Required work: Only the lines from the top of the listing below to the line that has "line width=1.2pt, minimum" should be echoed, with both ends kept and pictures left out.

Available records:
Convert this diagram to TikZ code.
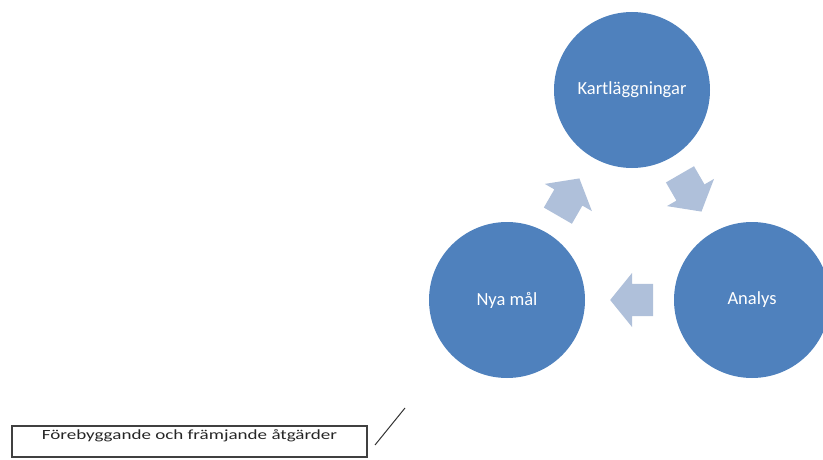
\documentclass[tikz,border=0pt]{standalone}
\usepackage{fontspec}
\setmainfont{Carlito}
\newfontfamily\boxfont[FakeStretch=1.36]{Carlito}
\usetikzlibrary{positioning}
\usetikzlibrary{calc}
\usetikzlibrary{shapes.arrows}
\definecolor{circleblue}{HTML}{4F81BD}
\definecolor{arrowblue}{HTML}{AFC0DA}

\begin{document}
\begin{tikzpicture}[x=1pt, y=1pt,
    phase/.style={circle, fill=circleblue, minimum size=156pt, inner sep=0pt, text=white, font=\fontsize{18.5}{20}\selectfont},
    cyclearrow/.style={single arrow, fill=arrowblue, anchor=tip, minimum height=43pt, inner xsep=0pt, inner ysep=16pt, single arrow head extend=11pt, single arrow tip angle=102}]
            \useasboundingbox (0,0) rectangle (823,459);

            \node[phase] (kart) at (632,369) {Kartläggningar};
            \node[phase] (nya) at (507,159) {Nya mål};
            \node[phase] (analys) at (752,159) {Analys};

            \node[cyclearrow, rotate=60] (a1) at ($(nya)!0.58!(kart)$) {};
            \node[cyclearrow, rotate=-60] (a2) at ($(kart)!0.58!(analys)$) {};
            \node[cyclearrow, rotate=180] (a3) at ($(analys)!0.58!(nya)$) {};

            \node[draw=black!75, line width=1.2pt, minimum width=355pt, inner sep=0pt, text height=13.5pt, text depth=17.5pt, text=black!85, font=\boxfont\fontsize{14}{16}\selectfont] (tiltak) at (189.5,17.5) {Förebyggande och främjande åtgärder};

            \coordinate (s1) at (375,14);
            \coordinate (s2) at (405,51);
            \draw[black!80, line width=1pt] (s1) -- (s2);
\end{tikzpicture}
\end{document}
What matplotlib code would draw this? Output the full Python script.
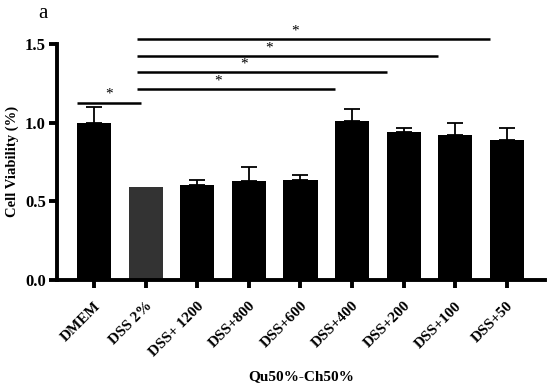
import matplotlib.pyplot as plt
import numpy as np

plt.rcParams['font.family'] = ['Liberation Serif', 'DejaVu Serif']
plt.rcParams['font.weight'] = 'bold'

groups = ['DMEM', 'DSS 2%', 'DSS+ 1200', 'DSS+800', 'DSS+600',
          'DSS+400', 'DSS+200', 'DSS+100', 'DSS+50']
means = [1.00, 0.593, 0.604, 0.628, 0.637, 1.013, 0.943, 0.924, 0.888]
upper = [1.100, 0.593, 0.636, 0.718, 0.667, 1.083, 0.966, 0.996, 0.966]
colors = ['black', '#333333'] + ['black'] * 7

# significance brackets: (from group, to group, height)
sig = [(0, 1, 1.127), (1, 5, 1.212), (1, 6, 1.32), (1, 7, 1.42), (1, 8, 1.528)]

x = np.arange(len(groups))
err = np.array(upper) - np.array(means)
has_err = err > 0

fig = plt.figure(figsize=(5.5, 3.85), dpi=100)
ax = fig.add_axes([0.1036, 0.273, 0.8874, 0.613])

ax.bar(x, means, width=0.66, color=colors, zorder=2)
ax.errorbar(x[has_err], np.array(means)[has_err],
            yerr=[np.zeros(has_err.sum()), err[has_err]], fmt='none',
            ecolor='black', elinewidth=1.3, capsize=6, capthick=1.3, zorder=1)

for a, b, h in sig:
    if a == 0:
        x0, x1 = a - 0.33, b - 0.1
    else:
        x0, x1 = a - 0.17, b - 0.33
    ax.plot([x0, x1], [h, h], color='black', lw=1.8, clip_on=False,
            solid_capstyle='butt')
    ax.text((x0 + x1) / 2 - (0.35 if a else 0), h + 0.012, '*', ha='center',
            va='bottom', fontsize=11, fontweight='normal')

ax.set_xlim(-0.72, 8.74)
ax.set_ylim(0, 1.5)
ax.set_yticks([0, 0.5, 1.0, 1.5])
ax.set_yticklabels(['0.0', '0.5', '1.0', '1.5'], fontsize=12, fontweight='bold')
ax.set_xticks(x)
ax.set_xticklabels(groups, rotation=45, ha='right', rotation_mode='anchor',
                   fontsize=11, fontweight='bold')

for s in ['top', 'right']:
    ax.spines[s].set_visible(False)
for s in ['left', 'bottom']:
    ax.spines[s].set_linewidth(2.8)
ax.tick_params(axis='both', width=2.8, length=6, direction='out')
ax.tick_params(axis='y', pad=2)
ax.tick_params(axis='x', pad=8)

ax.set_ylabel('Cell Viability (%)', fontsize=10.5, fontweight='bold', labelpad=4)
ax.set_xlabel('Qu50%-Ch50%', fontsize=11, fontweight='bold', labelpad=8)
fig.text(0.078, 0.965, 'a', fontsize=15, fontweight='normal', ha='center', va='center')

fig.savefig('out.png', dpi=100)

Completed task:
Convert this diagram to TikZ code.
\documentclass[tikz,border=0pt]{standalone}
\usepackage{fontspec}
\setmainfont{Carlito}
\newfontfamily\boxfont[FakeStretch=1.36]{Carlito}
\usetikzlibrary{positioning}
\usetikzlibrary{calc}
\usetikzlibrary{shapes.arrows}
\definecolor{circleblue}{HTML}{4F81BD}
\definecolor{arrowblue}{HTML}{AFC0DA}

\begin{document}
\begin{tikzpicture}[x=1pt, y=1pt,
    phase/.style={circle, fill=circleblue, minimum size=156pt, inner sep=0pt, text=white, font=\fontsize{18.5}{20}\selectfont},
    cyclearrow/.style={single arrow, fill=arrowblue, anchor=tip, minimum height=43pt, inner xsep=0pt, inner ysep=16pt, single arrow head extend=11pt, single arrow tip angle=102}]
            \useasboundingbox (0,0) rectangle (823,459);

            \node[phase] (kart) at (632,369) {Kartläggningar};
            \node[phase] (nya) at (507,159) {Nya mål};
            \node[phase] (analys) at (752,159) {Analys};

            \node[cyclearrow, rotate=60] (a1) at ($(nya)!0.58!(kart)$) {};
            \node[cyclearrow, rotate=-60] (a2) at ($(kart)!0.58!(analys)$) {};
            \node[cyclearrow, rotate=180] (a3) at ($(analys)!0.58!(nya)$) {};

            \node[draw=black!75, line width=1.2pt, minimum width=355pt, inner sep=0pt, text height=13.5pt, text depth=17.5pt, text=black!85, font=\boxfont\fontsize{14}{16}\selectfont] (tiltak) at (189.5,17.5) {Förebyggande och främjande åtgärder};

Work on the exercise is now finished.